I understand when people see the photos of the thousands of men, women and children migrating daily from Central America, it triggers a variety of responses. These reactions range from compassion to outrage.
I want to offer a perspective as a Canadian, born in the United States, living and working in rural Guatemala for the past nine years. The situation here is not simple, but it is not as complex as it is sometimes portrayed. People just need the basics of life – food, shelter, employment, security. Without these fundamentals, there will be an exodus, regardless of the country or culture.
In my view, the majority of people in Guatemala have been abandoned, mainly by the government, but also by the church. As a conquered people and Spanish colony, the indigenous Maya people were seen as a resource of labour. Not much has changed today and discrimination unashamedly continues.
Guatemala has very strong labour laws that are mostly unenforced, so the majority of the rural indigenous population are malnourished, illiterate, and with only rare opportunities to break the cycle of poverty. They are not lazy, waiting for a hand out, or just dreaming of a better life. Everyday they face their families suffering from extreme poverty without any resources to change that tragic course except travel north.

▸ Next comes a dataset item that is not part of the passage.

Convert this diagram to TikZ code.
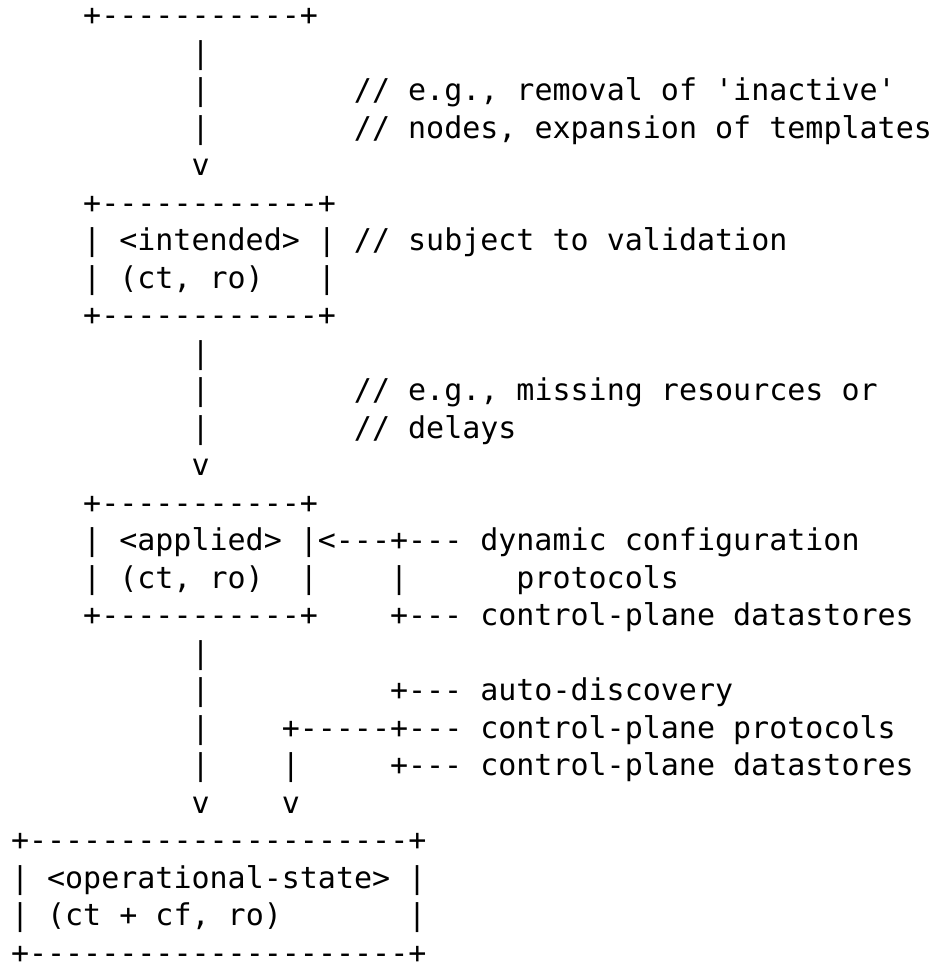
\documentclass[tikz,border=0pt]{standalone}
\usepackage{fontspec}
\setmonofont{DejaVu Sans Mono}
\tikzset{t/.style={anchor=base west,inner sep=0pt,outer sep=0pt,text depth=0pt,font=\ttfamily\fontsize{30}{36}\selectfont,text=black}}
\newcommand\cell[4]{\node[t] (#1) at ({11+#2*18.05},{944-#3*37.5}) {#4};}
\begin{document}
\frenchspacing
\begin{tikzpicture}[x=1pt,y=1pt]
\useasboundingbox (0,0) rectangle (939,970);
\cell{a0}{4}{0}{+-----------+}
\cell{a1}{10}{1}{|}
\cell{a2}{10}{2}{|}
\cell{c2}{19}{2}{// e.g., removal of 'inactive'}
\cell{a3}{10}{3}{|}
\cell{c3}{19}{3}{// nodes, expansion of templates}
\cell{a4}{10}{4}{v}
\cell{b5}{4}{5}{+------------+}
\cell{b6l}{4}{6}{|}
\cell{int}{6}{6}{<intended>}
\cell{b6r}{17}{6}{|}
\cell{c6}{19}{6}{// subject to validation}
\cell{b7l}{4}{7}{|}
\cell{int2}{6}{7}{(ct, ro)}
\cell{b7r}{17}{7}{|}
\cell{b8}{4}{8}{+------------+}
\cell{a9}{10}{9}{|}
\cell{a10}{10}{10}{|}
\cell{c10}{19}{10}{// e.g., missing resources or}
\cell{a11}{10}{11}{|}
\cell{c11}{19}{11}{// delays}
\cell{a12}{10}{12}{v}
\cell{d13}{4}{13}{+-----------+}
\cell{d14l}{4}{14}{|}
\cell{app}{6}{14}{<applied>}
\cell{d14r}{16}{14}{|<---+---}
\cell{e14}{26}{14}{dynamic configuration}
\cell{d15l}{4}{15}{|}
\cell{app2}{6}{15}{(ct, ro)}
\cell{d15r}{16}{15}{|}
\cell{f15}{21}{15}{|}
\cell{e15}{28}{15}{protocols}
\cell{d16}{4}{16}{+-----------+}
\cell{f16}{21}{16}{+---}
\cell{e16}{26}{16}{control-plane datastores}
\cell{a17}{10}{17}{|}
\cell{a18}{10}{18}{|}
\cell{f18}{21}{18}{+---}
\cell{e18}{26}{18}{auto-discovery}
\cell{a19}{10}{19}{|}
\cell{f19}{15}{19}{+-----+---}
\cell{e19}{26}{19}{control-plane protocols}
\cell{a20}{10}{20}{|}
\cell{g20}{15}{20}{|}
\cell{f20}{21}{20}{+---}
\cell{e20}{26}{20}{control-plane datastores}
\cell{a21}{10}{21}{v}
\cell{g21}{15}{21}{v}
\cell{o22}{0}{22}{+---------------------+}
\cell{o23l}{0}{23}{|}
\cell{op}{2}{23}{<operational-state>}
\cell{o23r}{22}{23}{|}
\cell{o24l}{0}{24}{|}
\cell{op2}{2}{24}{(ct + cf, ro)}
\cell{o24r}{22}{24}{|}
\cell{o25}{0}{25}{+---------------------+}
\end{tikzpicture}
\end{document}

It is a mistake to think that anyone from Guatemala would migrate to the United States and risk this very dangerous and costly journey if it were not out of sheer desperation. It is not on a whim or vague dream for a better life.
250,000 people from Guatemala have been apprehended on the southern US border since October 2018. This is a crisis.
Guatemala is a culture of families living together, and it is an enormous sacrifice for anyone to leave one’s family, culture and country. Most of any money earned in the US is unselfishly sent back to family and not spent thoughtlessly on self-gratifying stuff in the malls. They are not living the “good life” in the US. They are in hiding, fearing arrest, and not earning what they deserve.
I believe few of us have had the experience of the refugees, to see one’s family suffer and decline before one’s eyes. To watch your fields planted for food, whither and die, year after year; to have threats and acts of extreme violence perpetrated against one’s friends and family; and not to have access to a basic education, medical or dental care for one’s family. If I was faced with the above situation, I would actively seek a solution, however desperate. Including entering a country illegally to work. This is what millions face in Guatemala and throughout Central America.